What to produce -
Retype all of the data exactly as given.

Supplied material -
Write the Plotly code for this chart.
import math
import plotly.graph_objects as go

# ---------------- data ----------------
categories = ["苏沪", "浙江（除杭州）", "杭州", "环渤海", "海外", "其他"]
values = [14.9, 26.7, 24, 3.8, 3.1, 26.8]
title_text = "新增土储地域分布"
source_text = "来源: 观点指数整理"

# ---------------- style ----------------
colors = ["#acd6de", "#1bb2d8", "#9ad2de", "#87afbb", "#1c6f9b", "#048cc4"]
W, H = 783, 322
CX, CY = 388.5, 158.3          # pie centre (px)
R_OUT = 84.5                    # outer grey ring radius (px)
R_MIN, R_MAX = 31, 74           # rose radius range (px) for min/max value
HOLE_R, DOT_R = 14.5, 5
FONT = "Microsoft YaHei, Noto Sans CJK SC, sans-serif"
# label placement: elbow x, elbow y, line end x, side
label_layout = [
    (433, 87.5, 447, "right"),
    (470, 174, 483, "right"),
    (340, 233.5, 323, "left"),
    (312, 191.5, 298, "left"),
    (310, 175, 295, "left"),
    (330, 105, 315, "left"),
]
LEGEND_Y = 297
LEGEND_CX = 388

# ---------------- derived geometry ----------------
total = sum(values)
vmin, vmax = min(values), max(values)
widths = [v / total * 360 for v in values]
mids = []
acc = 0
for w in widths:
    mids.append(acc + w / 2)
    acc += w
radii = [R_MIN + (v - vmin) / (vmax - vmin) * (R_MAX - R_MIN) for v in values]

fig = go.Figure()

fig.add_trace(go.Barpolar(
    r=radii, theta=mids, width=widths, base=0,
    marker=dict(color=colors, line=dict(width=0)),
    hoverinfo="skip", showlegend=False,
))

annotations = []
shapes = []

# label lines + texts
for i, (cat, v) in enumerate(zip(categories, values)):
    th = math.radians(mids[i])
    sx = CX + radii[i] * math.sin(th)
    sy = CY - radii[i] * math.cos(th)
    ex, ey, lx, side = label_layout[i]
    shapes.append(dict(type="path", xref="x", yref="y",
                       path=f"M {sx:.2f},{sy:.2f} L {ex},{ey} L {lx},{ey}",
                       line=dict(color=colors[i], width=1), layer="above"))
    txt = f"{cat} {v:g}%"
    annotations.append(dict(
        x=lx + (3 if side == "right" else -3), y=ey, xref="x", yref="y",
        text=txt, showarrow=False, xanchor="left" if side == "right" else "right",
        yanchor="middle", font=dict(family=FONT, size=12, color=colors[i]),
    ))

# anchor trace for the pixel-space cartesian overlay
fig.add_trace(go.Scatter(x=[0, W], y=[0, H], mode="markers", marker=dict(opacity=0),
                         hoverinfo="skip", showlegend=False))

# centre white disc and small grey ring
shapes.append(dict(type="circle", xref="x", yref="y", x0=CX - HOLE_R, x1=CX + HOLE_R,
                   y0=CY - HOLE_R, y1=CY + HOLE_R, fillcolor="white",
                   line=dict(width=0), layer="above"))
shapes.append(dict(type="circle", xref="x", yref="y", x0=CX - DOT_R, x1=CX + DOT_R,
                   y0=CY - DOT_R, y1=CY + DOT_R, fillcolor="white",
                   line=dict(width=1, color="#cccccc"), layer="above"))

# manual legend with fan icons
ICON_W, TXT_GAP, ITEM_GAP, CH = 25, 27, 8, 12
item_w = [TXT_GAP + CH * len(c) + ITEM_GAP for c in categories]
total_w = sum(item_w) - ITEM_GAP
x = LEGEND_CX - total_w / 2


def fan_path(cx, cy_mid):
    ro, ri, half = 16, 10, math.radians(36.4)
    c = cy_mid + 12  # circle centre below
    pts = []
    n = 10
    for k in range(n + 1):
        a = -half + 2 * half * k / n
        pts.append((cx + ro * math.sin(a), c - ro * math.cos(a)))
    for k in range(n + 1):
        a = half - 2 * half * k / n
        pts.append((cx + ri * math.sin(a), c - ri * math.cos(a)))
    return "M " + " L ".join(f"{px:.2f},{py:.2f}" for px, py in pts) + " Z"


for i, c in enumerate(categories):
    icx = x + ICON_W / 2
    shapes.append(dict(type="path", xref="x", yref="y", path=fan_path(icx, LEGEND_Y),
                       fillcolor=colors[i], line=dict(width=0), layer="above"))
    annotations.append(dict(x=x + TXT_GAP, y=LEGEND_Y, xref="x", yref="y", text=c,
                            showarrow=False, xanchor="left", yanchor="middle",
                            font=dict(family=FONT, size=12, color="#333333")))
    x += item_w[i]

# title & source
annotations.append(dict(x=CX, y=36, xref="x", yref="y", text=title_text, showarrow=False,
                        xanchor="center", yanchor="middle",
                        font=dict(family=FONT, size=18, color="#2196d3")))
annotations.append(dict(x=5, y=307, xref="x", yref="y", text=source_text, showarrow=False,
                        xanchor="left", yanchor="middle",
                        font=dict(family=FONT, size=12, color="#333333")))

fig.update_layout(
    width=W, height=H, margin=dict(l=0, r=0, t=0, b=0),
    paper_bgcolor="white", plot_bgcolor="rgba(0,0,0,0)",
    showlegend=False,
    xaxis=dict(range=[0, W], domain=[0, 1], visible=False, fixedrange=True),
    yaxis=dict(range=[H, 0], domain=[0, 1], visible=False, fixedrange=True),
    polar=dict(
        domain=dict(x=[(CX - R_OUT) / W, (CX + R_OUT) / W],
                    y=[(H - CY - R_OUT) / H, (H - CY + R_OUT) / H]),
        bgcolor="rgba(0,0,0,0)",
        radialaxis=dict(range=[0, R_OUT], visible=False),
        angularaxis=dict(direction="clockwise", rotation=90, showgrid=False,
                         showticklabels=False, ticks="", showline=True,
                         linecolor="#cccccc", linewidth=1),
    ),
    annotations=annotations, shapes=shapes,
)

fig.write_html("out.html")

Written response -
Write the Plotly code for this chart.
import math
import plotly.graph_objects as go

# ---------------- data ----------------
categories = ["苏沪", "浙江（除杭州）", "杭州", "环渤海", "海外", "其他"]
values = [14.9, 26.7, 24, 3.8, 3.1, 26.8]
title_text = "新增土储地域分布"
source_text = "来源: 观点指数整理"

# ---------------- style ----------------
colors = ["#acd6de", "#1bb2d8", "#9ad2de", "#87afbb", "#1c6f9b", "#048cc4"]
W, H = 783, 322
CX, CY = 388.5, 158.3          # pie centre (px)
R_OUT = 84.5                    # outer grey ring radius (px)
R_MIN, R_MAX = 31, 74           # rose radius range (px) for min/max value
HOLE_R, DOT_R = 14.5, 5
FONT = "Microsoft YaHei, Noto Sans CJK SC, sans-serif"
# label placement: elbow x, elbow y, line end x, side
label_layout = [
    (433, 87.5, 447, "right"),
    (470, 174, 483, "right"),
    (340, 233.5, 323, "left"),
    (312, 191.5, 298, "left"),
    (310, 175, 295, "left"),
    (330, 105, 315, "left"),
]
LEGEND_Y = 297
LEGEND_CX = 388

# ---------------- derived geometry ----------------
total = sum(values)
vmin, vmax = min(values), max(values)
widths = [v / total * 360 for v in values]
mids = []
acc = 0
for w in widths:
    mids.append(acc + w / 2)
    acc += w
radii = [R_MIN + (v - vmin) / (vmax - vmin) * (R_MAX - R_MIN) for v in values]

fig = go.Figure()

fig.add_trace(go.Barpolar(
    r=radii, theta=mids, width=widths, base=0,
    marker=dict(color=colors, line=dict(width=0)),
    hoverinfo="skip", showlegend=False,
))

annotations = []
shapes = []

# label lines + texts
for i, (cat, v) in enumerate(zip(categories, values)):
    th = math.radians(mids[i])
    sx = CX + radii[i] * math.sin(th)
    sy = CY - radii[i] * math.cos(th)
    ex, ey, lx, side = label_layout[i]
    shapes.append(dict(type="path", xref="x", yref="y",
                       path=f"M {sx:.2f},{sy:.2f} L {ex},{ey} L {lx},{ey}",
                       line=dict(color=colors[i], width=1), layer="above"))
    txt = f"{cat} {v:g}%"
    annotations.append(dict(
        x=lx + (3 if side == "right" else -3), y=ey, xref="x", yref="y",
        text=txt, showarrow=False, xanchor="left" if side == "right" else "right",
        yanchor="middle", font=dict(family=FONT, size=12, color=colors[i]),
    ))

# anchor trace for the pixel-space cartesian overlay
fig.add_trace(go.Scatter(x=[0, W], y=[0, H], mode="markers", marker=dict(opacity=0),
                         hoverinfo="skip", showlegend=False))

# centre white disc and small grey ring
shapes.append(dict(type="circle", xref="x", yref="y", x0=CX - HOLE_R, x1=CX + HOLE_R,
                   y0=CY - HOLE_R, y1=CY + HOLE_R, fillcolor="white",
                   line=dict(width=0), layer="above"))
shapes.append(dict(type="circle", xref="x", yref="y", x0=CX - DOT_R, x1=CX + DOT_R,
                   y0=CY - DOT_R, y1=CY + DOT_R, fillcolor="white",
                   line=dict(width=1, color="#cccccc"), layer="above"))

# manual legend with fan icons
ICON_W, TXT_GAP, ITEM_GAP, CH = 25, 27, 8, 12
item_w = [TXT_GAP + CH * len(c) + ITEM_GAP for c in categories]
total_w = sum(item_w) - ITEM_GAP
x = LEGEND_CX - total_w / 2


def fan_path(cx, cy_mid):
    ro, ri, half = 16, 10, math.radians(36.4)
    c = cy_mid + 12  # circle centre below
    pts = []
    n = 10
    for k in range(n + 1):
        a = -half + 2 * half * k / n
        pts.append((cx + ro * math.sin(a), c - ro * math.cos(a)))
    for k in range(n + 1):
        a = half - 2 * half * k / n
        pts.append((cx + ri * math.sin(a), c - ri * math.cos(a)))
    return "M " + " L ".join(f"{px:.2f},{py:.2f}" for px, py in pts) + " Z"


for i, c in enumerate(categories):
    icx = x + ICON_W / 2
    shapes.append(dict(type="path", xref="x", yref="y", path=fan_path(icx, LEGEND_Y),
                       fillcolor=colors[i], line=dict(width=0), layer="above"))
    annotations.append(dict(x=x + TXT_GAP, y=LEGEND_Y, xref="x", yref="y", text=c,
                            showarrow=False, xanchor="left", yanchor="middle",
                            font=dict(family=FONT, size=12, color="#333333")))
    x += item_w[i]

# title & source
annotations.append(dict(x=CX, y=36, xref="x", yref="y", text=title_text, showarrow=False,
                        xanchor="center", yanchor="middle",
                        font=dict(family=FONT, size=18, color="#2196d3")))
annotations.append(dict(x=5, y=307, xref="x", yref="y", text=source_text, showarrow=False,
                        xanchor="left", yanchor="middle",
                        font=dict(family=FONT, size=12, color="#333333")))

fig.update_layout(
    width=W, height=H, margin=dict(l=0, r=0, t=0, b=0),
    paper_bgcolor="white", plot_bgcolor="rgba(0,0,0,0)",
    showlegend=False,
    xaxis=dict(range=[0, W], domain=[0, 1], visible=False, fixedrange=True),
    yaxis=dict(range=[H, 0], domain=[0, 1], visible=False, fixedrange=True),
    polar=dict(
        domain=dict(x=[(CX - R_OUT) / W, (CX + R_OUT) / W],
                    y=[(H - CY - R_OUT) / H, (H - CY + R_OUT) / H]),
        bgcolor="rgba(0,0,0,0)",
        radialaxis=dict(range=[0, R_OUT], visible=False),
        angularaxis=dict(direction="clockwise", rotation=90, showgrid=False,
                         showticklabels=False, ticks="", showline=True,
                         linecolor="#cccccc", linewidth=1),
    ),
    annotations=annotations, shapes=shapes,
)

fig.write_html("out.html")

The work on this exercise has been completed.